Please print exactly the lines below, from the start of the material up to and including the line with "hours = np.arange(24) + 0.42", but none of the pictures.

━━━━━━━━━━━━━━━━━━━━━━━━━━━━━━

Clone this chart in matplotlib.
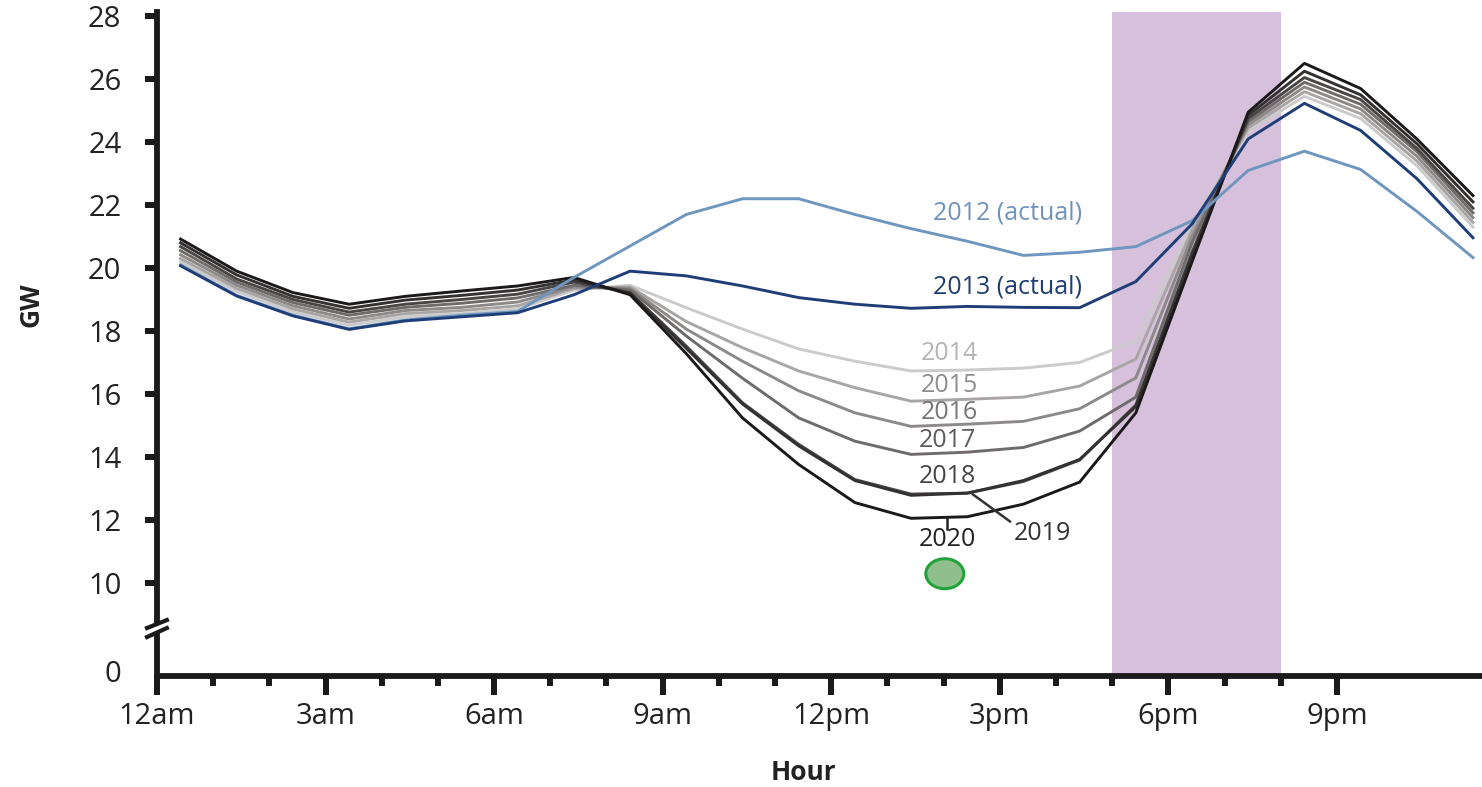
import numpy as np
import matplotlib
matplotlib.use("Agg")
import matplotlib.pyplot as plt
from matplotlib.patches import Ellipse
from matplotlib.transforms import ScaledTranslation

plt.rcParams['font.family'] = ['Open Sans', 'DejaVu Sans']

# hourly net load (GW), one point per hour
hours = np.arange(24) + 0.42

load_2012 = [20.1, 19.13, 18.5, 18.07, 18.35, 18.5, 18.62, 19.7, 20.7, 21.7, 22.2, 22.2,
             21.7, 21.25, 20.85, 20.4, 20.5, 20.68, 21.5, 23.1, 23.71, 23.13, 21.8, 20.33]
load_2013 = [20.07, 19.11, 18.48, 18.05, 18.32, 18.45, 18.58, 19.15, 19.9, 19.75, 19.43, 19.06,
             18.85, 18.72, 18.78, 18.75, 18.74, 19.57, 21.4, 24.1, 25.23, 24.37, 22.84, 20.96]
load_2014 = [20.2, 19.25, 18.6, 18.18, 18.45, 18.55, 18.7, 19.3, 19.45, 18.74, 18.06, 17.43,
             17.04, 16.73, 16.76, 16.82, 17.0, 17.68, 21.4, 24.35, 25.45, 24.75, 23.25, 21.3]
load_2015 = [20.3, 19.35, 18.7, 18.28, 18.55, 18.65, 18.8, 19.35, 19.4, 18.3, 17.47, 16.73,
             16.2, 15.77, 15.83, 15.9, 16.25, 17.11, 21.2, 24.45, 25.6, 24.9, 23.4, 21.45]
load_2016 = [20.42, 19.45, 18.8, 18.38, 18.65, 18.75, 18.92, 19.4, 19.35, 18.06, 17.04, 16.1,
             15.4, 14.97, 15.04, 15.13, 15.53, 16.51, 21.0, 24.55, 25.75, 25.05, 23.55, 21.6]
load_2017 = [20.55, 19.55, 18.9, 18.5, 18.75, 18.88, 19.05, 19.45, 19.3, 17.84, 16.5, 15.24,
             14.5, 14.08, 14.15, 14.3, 14.82, 15.9, 20.8, 24.65, 25.9, 25.2, 23.7, 21.75]
load_2018 = [20.68, 19.65, 19.0, 18.6, 18.85, 19.0, 19.17, 19.55, 19.22, 17.52, 15.72, 14.4,
             13.28, 12.82, 12.85, 13.22, 13.9, 15.65, 20.5, 24.75, 26.05, 25.35, 23.8, 21.9]
load_2019 = [20.8, 19.78, 19.1, 18.72, 18.98, 19.13, 19.3, 19.62, 19.2, 17.45, 15.68, 14.35,
             13.25, 12.78, 12.85, 13.25, 13.92, 15.6, 20.4, 24.85, 26.25, 25.5, 23.95, 22.1]
load_2020 = [20.92, 19.9, 19.22, 18.85, 19.1, 19.27, 19.43, 19.7, 19.15, 17.28, 15.24, 13.76,
             12.55, 12.05, 12.1, 12.5, 13.2, 15.4, 20.2, 24.95, 26.5, 25.7, 24.1, 22.3]

xtick_pos = [0, 3, 6, 9, 12, 15, 18, 21]
xtick_labels = ['12am', '3am', '6am', '9am', '12pm', '3pm', '6pm', '9pm']
ytick_pos = [10, 12, 14, 16, 18, 20, 22, 24, 26, 28]
ramp_start, ramp_end = 17, 20
marker_2020 = (14.02, 10.29)


def forward(y):
    y = np.asarray(y, dtype=float)
    return np.where(y >= 10, y, 10 - (10 - y) * 0.28)


def inverse(p):
    p = np.asarray(p, dtype=float)
    return np.where(p >= 10, p, 10 - (10 - p) / 0.28)


fig = plt.figure(figsize=(14.82, 7.87), dpi=100)
ax = fig.add_axes([0.1059, 0.1410, 0.8941, 0.8437])
ax.set_yscale('function', functions=(forward, inverse))

# evening ramp window
ax.axvspan(ramp_start, ramp_end, color='#d6c0dc', lw=0, zorder=0)

grays = [
    (load_2014, '#cbcbcb'), (load_2015, '#a9a5a5'), (load_2016, '#8d8989'),
    (load_2017, '#6f6b6b'), (load_2018, '#4a4646'), (load_2019, '#343131'),
    (load_2020, '#1b1919'),
]
for vals, c in grays:
    ax.plot(hours, vals, color=c, lw=2.1, zorder=2)
ax.plot(hours, load_2012, color='#6f96bf', lw=2.1, zorder=3)
ax.plot(hours, load_2013, color='#1f3e78', lw=2.1, zorder=3)

# line labels
fs = 18
ax.text(15.14, 21.76, '2012 (actual)', color='#6f93bb', fontsize=fs, ha='center', va='center')
ax.text(15.14, 19.4, '2013 (actual)', color='#1f3e73', fontsize=fs, ha='center', va='center')
ax.text(14.11, 17.3, '2014', color='#b4b4b4', fontsize=fs, ha='center', va='center')
ax.text(14.11, 16.28, '2015', color='#8e8e8e', fontsize=fs, ha='center', va='center')
ax.text(14.1, 15.42, '2016', color='#777777', fontsize=fs, ha='center', va='center')
ax.text(14.07, 14.53, '2017', color='#5c5c5c', fontsize=fs, ha='center', va='center')
ax.text(14.07, 13.38, '2018', color='#454545', fontsize=fs, ha='center', va='center')
ax.text(15.75, 11.57, '2019', color='#333333', fontsize=fs, ha='center', va='center')
ax.text(14.07, 11.38, '2020', color='#222222', fontsize=fs, ha='center', va='center')
ax.plot([14.52, 15.18], [12.81, 11.95], color='#333333', lw=1.8, zorder=3)
ax.plot([14.06, 14.06], [12.08, 11.72], color='#222222', lw=1.8, zorder=3)

# green marker, sized in inches so the axis break does not squash it
tr = fig.dpi_scale_trans + ScaledTranslation(marker_2020[0], marker_2020[1], ax.transData)
ax.add_patch(Ellipse((0, 0), 0.38, 0.30, transform=tr, facecolor='#8fbf8c',
                     edgecolor='#22a33a', lw=2.2, zorder=3))

ax.set_xlim(0, 23.58)
ax.set_ylim(-0.57, 28.13)

for s in ['top', 'right']:
    ax.spines[s].set_visible(False)
for s in ['left', 'bottom']:
    ax.spines[s].set_linewidth(4.2)
    ax.spines[s].set_color('#1a1a1a')

ax.set_xticks(xtick_pos)
ax.set_xticklabels(xtick_labels)
ax.set_xticks([1, 2, 4, 5, 7, 8, 10, 11, 13, 14, 16, 17, 19, 20], minor=True)
ax.set_yticks(ytick_pos)
ax.set_yticks([0], minor=True)
ax.set_yticklabels(['0'], minor=True)

ax.tick_params(axis='x', which='major', length=14, width=4.3, color='#1a1a1a',
               labelsize=21, labelcolor='#222222', pad=5)
ax.tick_params(axis='x', which='minor', length=7, width=4.3, color='#1a1a1a')
ax.tick_params(axis='y', which='major', length=8.6, width=4.3, color='#1a1a1a',
               labelsize=21, labelcolor='#222222', pad=17)
ax.tick_params(axis='y', which='minor', length=0, labelsize=21,
               labelcolor='#222222', pad=25.6)

# axis break marks between 0 and 10
ax.fill([-0.0075, 0.0075, 0.0075, -0.0075], [0.0587, 0.0723, 0.0843, 0.0723],
        color='white', transform=ax.transAxes, clip_on=False, zorder=5)
ax.plot([-0.0075, 0.0075], [0.0723, 0.0843], color='#1a1a1a', lw=3,
        transform=ax.transAxes, clip_on=False, zorder=6)
ax.plot([-0.0075, 0.0075], [0.0587, 0.0723], color='#1a1a1a', lw=3,
        transform=ax.transAxes, clip_on=False, zorder=6)

fig.text(31 / 1482, 1 - 305 / 787, 'GW', rotation=90, fontsize=19, fontweight='bold',
         color='#222222', ha='center', va='center')
fig.text(803 / 1482, 1 - 773 / 787, 'Hour', fontsize=19, fontweight='bold',
         color='#222222', ha='center', va='center')

fig.savefig('out.png', dpi=100)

━━━━━━━━━━━━━━━━━━━━━━━━━━━━━━

Task solution:
Clone this chart in matplotlib.
import numpy as np
import matplotlib
matplotlib.use("Agg")
import matplotlib.pyplot as plt
from matplotlib.patches import Ellipse
from matplotlib.transforms import ScaledTranslation

plt.rcParams['font.family'] = ['Open Sans', 'DejaVu Sans']

# hourly net load (GW), one point per hour
hours = np.arange(24) + 0.42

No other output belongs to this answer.